• **DATA EXTRACT**:
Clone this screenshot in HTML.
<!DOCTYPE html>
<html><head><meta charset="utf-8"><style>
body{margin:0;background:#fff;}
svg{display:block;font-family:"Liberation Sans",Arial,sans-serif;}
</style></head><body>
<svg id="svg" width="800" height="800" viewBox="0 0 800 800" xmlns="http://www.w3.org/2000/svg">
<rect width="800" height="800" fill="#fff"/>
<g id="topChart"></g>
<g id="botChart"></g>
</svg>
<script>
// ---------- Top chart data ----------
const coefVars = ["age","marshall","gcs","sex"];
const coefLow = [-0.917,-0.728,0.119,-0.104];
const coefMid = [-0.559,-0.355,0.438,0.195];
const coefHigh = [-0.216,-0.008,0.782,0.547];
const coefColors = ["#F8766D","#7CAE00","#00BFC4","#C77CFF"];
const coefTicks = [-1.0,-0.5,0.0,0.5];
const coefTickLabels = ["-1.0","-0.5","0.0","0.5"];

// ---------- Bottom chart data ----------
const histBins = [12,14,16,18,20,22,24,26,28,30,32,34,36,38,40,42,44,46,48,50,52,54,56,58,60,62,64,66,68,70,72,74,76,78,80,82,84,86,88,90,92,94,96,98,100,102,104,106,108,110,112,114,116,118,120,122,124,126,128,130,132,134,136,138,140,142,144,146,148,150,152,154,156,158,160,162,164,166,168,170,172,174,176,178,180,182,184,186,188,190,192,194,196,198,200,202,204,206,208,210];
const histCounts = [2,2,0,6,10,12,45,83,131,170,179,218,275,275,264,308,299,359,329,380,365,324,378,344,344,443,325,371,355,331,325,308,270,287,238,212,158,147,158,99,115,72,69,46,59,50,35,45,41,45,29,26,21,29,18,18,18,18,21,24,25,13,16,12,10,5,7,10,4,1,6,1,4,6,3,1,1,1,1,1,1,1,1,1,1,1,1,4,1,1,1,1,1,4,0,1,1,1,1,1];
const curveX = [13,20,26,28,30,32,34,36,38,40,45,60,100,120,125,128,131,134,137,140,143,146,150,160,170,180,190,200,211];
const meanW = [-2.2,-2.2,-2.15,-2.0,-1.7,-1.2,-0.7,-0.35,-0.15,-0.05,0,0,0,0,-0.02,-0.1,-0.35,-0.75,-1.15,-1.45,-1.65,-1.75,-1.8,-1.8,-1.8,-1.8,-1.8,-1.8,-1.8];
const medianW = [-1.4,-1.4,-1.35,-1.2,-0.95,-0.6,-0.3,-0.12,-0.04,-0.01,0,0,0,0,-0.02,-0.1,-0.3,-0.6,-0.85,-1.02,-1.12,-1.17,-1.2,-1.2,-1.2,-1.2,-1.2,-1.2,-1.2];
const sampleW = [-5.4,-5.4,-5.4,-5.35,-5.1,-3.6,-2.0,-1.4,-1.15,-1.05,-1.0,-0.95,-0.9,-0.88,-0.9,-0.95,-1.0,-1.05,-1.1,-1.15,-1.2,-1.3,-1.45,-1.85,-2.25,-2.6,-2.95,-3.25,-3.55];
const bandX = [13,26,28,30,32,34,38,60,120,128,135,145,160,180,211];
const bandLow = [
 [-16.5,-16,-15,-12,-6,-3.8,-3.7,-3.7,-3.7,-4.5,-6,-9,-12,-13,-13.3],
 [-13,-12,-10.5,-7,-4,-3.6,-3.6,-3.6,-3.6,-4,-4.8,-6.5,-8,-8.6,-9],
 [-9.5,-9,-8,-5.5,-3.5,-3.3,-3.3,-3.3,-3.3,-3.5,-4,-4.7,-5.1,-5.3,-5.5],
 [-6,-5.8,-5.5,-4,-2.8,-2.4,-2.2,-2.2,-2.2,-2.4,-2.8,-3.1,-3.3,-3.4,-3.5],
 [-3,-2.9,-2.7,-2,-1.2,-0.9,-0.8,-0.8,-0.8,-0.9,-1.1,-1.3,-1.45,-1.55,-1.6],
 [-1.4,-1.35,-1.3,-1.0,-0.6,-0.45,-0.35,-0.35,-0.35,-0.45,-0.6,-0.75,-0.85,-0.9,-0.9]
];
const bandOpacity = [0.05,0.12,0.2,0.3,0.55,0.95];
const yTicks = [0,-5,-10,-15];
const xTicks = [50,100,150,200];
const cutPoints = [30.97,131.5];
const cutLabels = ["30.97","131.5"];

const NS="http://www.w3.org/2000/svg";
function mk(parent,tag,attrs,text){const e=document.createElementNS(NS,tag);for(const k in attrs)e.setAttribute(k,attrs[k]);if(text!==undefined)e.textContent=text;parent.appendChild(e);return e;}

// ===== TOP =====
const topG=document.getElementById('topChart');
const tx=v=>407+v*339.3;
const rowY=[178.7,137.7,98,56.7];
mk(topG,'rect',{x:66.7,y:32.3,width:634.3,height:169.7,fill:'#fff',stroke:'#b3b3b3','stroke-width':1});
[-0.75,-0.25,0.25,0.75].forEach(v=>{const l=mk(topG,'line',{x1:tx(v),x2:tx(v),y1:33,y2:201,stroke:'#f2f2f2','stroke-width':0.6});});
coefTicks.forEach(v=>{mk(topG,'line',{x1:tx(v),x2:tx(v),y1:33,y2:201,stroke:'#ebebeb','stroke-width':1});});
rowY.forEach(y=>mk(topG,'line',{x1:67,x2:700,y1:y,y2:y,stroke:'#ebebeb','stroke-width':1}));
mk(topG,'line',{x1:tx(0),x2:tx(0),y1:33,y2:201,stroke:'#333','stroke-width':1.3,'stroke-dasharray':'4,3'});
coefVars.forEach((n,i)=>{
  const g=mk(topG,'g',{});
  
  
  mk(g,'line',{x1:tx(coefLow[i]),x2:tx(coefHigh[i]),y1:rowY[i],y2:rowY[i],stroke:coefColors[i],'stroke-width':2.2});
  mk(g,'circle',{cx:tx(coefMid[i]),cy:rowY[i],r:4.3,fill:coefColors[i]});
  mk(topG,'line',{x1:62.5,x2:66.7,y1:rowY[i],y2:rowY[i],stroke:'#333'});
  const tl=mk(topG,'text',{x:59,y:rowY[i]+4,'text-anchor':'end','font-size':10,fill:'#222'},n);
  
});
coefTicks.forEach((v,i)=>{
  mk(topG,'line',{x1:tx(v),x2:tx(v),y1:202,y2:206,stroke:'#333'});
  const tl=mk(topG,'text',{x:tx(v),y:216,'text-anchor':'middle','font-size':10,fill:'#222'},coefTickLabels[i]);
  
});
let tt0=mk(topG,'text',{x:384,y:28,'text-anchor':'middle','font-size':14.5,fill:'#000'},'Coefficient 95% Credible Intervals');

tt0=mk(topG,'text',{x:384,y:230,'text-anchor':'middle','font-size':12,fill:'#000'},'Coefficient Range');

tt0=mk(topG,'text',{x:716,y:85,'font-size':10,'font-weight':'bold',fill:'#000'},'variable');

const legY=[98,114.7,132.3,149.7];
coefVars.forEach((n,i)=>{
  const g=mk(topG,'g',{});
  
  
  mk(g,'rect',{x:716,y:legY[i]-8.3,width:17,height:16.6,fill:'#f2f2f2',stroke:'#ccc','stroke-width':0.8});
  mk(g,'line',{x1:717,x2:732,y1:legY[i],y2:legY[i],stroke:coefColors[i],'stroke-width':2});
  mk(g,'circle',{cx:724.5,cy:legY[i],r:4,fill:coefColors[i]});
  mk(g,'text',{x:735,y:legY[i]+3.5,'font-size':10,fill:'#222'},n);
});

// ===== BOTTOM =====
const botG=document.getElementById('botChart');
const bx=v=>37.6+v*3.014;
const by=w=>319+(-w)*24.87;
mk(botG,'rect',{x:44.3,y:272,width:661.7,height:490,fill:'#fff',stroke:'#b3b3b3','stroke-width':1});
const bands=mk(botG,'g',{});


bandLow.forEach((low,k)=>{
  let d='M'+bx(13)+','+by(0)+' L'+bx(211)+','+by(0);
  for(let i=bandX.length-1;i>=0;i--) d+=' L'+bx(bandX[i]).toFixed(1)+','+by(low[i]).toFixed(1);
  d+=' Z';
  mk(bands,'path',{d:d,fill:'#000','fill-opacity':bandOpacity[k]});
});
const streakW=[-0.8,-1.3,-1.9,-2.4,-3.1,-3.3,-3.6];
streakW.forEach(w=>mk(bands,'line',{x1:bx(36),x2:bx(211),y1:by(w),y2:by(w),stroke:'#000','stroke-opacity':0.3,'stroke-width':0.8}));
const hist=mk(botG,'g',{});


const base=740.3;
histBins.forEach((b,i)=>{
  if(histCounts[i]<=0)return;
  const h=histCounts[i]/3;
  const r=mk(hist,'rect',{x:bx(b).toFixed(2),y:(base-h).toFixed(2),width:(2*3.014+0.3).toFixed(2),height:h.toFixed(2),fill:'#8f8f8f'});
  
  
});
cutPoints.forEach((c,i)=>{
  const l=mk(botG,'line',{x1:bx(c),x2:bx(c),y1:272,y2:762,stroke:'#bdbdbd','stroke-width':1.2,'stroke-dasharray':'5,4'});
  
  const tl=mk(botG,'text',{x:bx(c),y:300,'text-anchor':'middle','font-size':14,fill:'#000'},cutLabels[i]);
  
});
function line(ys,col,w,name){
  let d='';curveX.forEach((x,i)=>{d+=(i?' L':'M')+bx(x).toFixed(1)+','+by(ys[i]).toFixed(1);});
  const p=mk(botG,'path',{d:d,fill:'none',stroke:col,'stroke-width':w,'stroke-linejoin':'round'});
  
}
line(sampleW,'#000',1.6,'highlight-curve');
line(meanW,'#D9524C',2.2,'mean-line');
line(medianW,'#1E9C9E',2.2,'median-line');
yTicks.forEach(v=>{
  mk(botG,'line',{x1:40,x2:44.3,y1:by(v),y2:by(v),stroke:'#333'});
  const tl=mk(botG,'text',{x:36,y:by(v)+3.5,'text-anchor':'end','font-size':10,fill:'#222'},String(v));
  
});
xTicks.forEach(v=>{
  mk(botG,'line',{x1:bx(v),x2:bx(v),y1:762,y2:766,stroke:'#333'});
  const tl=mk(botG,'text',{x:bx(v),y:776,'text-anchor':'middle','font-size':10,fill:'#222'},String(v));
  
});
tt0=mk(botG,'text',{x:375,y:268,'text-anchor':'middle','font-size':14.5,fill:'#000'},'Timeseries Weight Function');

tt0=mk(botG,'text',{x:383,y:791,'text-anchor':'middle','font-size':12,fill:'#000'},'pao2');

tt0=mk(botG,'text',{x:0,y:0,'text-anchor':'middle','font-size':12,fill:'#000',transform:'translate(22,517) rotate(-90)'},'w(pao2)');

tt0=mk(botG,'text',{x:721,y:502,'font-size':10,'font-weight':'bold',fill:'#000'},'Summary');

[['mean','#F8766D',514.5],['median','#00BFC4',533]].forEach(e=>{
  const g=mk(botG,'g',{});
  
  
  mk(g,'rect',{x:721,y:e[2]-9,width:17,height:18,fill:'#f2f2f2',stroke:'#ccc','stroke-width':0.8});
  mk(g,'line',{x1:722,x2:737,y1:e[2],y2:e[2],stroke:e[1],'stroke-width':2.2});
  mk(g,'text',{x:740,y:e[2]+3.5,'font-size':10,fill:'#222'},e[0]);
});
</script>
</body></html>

--

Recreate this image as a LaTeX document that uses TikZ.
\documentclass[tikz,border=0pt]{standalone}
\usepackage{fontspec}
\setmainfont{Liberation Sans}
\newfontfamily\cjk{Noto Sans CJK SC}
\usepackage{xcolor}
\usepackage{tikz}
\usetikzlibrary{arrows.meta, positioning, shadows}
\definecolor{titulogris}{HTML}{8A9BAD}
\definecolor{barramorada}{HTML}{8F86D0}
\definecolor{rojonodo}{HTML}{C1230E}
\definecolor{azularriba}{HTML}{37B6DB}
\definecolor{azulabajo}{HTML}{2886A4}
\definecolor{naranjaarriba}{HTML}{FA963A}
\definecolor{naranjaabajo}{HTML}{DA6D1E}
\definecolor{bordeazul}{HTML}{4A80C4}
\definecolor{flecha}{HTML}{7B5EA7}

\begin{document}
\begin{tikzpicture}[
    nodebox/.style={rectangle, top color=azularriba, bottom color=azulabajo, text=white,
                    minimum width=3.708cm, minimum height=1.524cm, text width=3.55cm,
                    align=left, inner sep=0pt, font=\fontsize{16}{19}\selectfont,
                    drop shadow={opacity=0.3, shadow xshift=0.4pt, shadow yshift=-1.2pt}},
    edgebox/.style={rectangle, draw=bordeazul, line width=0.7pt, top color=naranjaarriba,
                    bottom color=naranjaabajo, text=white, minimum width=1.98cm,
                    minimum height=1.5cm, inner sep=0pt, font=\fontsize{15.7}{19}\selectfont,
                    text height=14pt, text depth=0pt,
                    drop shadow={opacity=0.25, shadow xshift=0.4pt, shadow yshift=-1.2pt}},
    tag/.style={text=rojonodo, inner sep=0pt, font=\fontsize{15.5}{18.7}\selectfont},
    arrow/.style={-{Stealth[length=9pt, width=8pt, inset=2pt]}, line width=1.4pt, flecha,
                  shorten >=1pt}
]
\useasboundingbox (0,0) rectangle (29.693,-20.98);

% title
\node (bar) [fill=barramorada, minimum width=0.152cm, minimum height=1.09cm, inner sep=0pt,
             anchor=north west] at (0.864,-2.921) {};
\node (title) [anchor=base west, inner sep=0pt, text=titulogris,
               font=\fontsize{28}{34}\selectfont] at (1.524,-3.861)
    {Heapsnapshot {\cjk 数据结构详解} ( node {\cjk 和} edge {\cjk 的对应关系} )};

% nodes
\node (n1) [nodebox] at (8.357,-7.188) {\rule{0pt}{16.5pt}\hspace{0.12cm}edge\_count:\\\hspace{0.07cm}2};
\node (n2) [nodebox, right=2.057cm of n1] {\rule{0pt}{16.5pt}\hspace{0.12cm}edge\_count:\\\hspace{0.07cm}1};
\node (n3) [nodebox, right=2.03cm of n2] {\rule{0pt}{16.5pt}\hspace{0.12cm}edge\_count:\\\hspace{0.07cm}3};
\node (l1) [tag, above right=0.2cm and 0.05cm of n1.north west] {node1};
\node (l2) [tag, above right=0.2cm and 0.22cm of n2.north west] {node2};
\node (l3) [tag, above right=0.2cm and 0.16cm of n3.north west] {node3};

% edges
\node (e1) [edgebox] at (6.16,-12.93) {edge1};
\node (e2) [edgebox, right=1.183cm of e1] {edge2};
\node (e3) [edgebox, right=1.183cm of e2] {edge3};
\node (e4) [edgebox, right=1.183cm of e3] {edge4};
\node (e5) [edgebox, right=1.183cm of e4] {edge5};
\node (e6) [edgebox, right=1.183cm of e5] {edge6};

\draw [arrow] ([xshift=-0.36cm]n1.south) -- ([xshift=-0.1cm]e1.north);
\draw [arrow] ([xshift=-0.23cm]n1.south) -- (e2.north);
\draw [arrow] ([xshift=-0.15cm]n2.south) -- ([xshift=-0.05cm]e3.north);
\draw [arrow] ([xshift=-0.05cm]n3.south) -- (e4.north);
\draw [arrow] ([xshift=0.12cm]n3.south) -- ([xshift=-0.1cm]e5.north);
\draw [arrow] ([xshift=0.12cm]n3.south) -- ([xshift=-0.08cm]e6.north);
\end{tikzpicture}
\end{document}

• **TASK PROMPT**:
Extract all lines containing the word "this".

• **OUTPUT OF THE EXERCISE**:
Clone this screenshot in HTML.
Recreate this image as a LaTeX document that uses TikZ.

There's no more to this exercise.